The exhibition started in February and will run for a year until February 2023. There are no prizes for guessing whose picture covers the entire mural as the centrepiece of the exhibition!

The “Hostel”series rates highly as one of Motau’s precious “babies”. We are told by the curators that “this series [was kept] hidden from the public until now as she was uncertain about how it would be received”.

Well, the answer is simple – these pictures will be received as warmly as all of her works.

There is not enough space here to cover the list of her awards and published literature in which her pictures are used.

She modestly points out that she has been featured in over 50 exhibitions, locally and internationally, as both an exhibitor and curator.

She laughs off this reporter’s excitement that she’s in this current exhibition, where she was asked to submit 40 pictures, one of which, “The women sitting on the bed”, is a classic Motau.

The exhibition has sculptors, painters and other creatives featured. She is the only photographer.
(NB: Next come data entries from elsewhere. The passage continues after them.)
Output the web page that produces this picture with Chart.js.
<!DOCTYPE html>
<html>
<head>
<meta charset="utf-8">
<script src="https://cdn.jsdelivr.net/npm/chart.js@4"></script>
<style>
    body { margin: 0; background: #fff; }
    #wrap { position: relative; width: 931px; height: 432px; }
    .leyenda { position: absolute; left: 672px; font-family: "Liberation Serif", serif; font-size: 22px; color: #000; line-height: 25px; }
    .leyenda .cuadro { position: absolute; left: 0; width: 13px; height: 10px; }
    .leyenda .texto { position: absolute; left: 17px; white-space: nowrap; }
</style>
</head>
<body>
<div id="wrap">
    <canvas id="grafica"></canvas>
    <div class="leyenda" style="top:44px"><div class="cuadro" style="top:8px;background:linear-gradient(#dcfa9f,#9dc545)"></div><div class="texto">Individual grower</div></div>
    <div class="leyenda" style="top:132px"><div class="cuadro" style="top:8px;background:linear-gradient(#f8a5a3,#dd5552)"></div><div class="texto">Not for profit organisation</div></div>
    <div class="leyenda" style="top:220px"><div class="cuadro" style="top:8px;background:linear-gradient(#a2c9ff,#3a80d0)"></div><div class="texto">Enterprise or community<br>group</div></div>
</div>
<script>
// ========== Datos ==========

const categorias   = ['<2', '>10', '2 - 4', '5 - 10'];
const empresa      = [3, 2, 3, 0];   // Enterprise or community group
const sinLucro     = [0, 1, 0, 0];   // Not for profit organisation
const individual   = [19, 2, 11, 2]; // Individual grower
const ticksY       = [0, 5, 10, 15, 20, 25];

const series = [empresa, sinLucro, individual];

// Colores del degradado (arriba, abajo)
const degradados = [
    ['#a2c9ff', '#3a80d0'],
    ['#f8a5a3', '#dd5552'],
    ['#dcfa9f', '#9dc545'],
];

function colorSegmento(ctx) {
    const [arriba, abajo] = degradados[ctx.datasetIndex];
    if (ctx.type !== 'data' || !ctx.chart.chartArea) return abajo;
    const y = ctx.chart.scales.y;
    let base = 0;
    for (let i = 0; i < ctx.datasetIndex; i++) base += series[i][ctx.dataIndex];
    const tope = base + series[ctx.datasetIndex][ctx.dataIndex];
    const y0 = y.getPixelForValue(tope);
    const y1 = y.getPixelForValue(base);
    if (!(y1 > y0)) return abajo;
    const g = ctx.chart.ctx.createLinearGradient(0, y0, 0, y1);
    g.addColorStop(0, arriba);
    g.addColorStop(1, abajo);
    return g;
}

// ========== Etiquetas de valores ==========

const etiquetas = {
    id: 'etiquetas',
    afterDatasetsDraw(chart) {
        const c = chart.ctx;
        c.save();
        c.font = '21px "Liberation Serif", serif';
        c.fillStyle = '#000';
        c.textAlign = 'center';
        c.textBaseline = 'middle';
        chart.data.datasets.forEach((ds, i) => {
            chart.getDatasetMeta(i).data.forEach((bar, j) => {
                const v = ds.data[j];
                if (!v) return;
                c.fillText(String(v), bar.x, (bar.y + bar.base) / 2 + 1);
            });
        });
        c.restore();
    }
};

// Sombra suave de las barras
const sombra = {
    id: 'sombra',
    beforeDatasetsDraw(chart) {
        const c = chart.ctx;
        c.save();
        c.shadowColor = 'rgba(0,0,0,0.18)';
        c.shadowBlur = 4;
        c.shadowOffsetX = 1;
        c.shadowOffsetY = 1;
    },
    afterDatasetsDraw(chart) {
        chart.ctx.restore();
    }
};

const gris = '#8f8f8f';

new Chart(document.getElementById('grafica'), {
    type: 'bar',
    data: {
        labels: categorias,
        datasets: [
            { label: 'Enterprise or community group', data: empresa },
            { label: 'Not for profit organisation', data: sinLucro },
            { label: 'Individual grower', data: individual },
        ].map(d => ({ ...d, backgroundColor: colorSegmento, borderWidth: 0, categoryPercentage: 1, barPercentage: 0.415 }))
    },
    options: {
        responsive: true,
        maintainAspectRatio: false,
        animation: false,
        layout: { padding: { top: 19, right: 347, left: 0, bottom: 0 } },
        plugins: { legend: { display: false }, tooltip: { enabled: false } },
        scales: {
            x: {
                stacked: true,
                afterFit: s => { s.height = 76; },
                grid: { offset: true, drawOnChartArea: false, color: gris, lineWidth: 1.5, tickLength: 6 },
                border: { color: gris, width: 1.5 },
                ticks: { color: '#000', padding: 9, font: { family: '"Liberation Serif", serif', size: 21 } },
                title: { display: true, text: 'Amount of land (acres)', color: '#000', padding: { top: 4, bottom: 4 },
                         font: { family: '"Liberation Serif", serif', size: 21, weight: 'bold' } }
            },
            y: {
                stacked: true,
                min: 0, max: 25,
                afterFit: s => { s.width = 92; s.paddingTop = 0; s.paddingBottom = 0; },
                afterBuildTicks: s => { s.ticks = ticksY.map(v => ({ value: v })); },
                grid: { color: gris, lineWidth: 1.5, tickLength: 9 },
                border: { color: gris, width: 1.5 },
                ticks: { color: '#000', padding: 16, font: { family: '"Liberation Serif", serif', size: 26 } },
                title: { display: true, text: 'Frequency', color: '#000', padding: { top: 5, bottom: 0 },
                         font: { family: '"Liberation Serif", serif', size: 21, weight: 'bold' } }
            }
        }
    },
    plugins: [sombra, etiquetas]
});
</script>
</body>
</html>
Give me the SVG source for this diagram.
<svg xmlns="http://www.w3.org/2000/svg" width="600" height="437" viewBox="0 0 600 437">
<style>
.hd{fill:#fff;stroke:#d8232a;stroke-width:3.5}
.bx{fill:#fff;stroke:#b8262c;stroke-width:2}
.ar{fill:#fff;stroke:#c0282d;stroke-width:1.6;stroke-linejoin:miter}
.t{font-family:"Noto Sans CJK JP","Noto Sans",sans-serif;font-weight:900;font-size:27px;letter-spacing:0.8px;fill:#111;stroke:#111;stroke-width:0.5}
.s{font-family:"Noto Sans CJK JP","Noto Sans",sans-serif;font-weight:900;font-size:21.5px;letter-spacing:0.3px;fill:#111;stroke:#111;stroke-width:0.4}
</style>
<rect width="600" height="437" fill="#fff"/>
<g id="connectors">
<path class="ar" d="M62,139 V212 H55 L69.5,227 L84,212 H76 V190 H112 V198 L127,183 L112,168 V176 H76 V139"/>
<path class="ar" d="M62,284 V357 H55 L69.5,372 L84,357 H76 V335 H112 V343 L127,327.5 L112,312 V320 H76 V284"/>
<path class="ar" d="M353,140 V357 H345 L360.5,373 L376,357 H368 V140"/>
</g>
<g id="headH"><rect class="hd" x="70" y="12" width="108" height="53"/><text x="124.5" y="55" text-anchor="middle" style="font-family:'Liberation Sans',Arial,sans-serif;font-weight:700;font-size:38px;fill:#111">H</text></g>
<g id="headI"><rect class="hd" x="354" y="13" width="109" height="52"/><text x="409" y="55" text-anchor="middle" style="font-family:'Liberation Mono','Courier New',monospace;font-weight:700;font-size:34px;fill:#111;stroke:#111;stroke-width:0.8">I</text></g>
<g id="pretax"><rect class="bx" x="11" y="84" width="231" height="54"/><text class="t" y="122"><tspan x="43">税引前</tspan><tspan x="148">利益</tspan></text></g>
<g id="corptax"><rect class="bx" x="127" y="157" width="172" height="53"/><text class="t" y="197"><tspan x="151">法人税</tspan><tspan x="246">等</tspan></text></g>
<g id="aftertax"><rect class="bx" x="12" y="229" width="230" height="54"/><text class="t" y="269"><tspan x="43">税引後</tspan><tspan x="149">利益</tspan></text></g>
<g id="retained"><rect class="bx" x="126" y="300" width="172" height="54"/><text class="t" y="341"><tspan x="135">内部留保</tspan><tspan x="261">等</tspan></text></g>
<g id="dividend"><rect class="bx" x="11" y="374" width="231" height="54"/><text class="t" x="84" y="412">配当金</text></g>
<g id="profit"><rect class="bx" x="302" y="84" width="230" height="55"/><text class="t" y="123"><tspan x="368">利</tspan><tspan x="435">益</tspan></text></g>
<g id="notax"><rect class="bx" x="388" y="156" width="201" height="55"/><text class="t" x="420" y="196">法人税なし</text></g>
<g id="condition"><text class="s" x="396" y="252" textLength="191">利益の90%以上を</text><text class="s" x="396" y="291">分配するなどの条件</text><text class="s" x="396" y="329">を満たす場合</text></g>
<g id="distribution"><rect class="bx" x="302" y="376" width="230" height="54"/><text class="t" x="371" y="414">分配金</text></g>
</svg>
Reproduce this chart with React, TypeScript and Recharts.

Among those featured in the exhibition is the larger-than-life Esther Mahlangu, who has “two pieces on display”.

Motau’s pictures at the exhibition straddle the spirituality and religion segment through to a section dedicated to the freedom Struggle.

“I have a picture of Winnie Mandela at the Truth and Reconciliation Commission,” she says. “Then there are pictures from the mines, underground, poor whites at a feeding scheme in Fietas.”

This has been a long journey from her first solo exhibition called “Ordinary People” in London, England in 1994.

“It was mainly about people that I photographed – first time voters, children playing …”

Just before the watershed Beijing Women’s Conference, she had curated an exhibition in the Chinese capital.

It is not surprising. Motau has learnt from and and worked with the best in the field; her late friend, the great Santu Mofokeng, her mentor David Goldblatt, Sam Nhlengethwa, Alf Khumalo and Peter Magubane.

“Most of my work is not commissioned. I’ve always done my own work,” Motau says.

She has another exhibition coming up in Spain later this year. It will be themed on women. It’s not that she is passionate about shooting women, she says: “No. I take pictures of the voiceless.”

And these “voiceless’’ are in books, newspapers, exhibitions and around her house.

“One of my favourite pictures is a self-portrait, shot at home under candlelight,” says this addict of black and white photography.

One has to envy the young ones who learn from her. They are really drinking from a pristine fountain.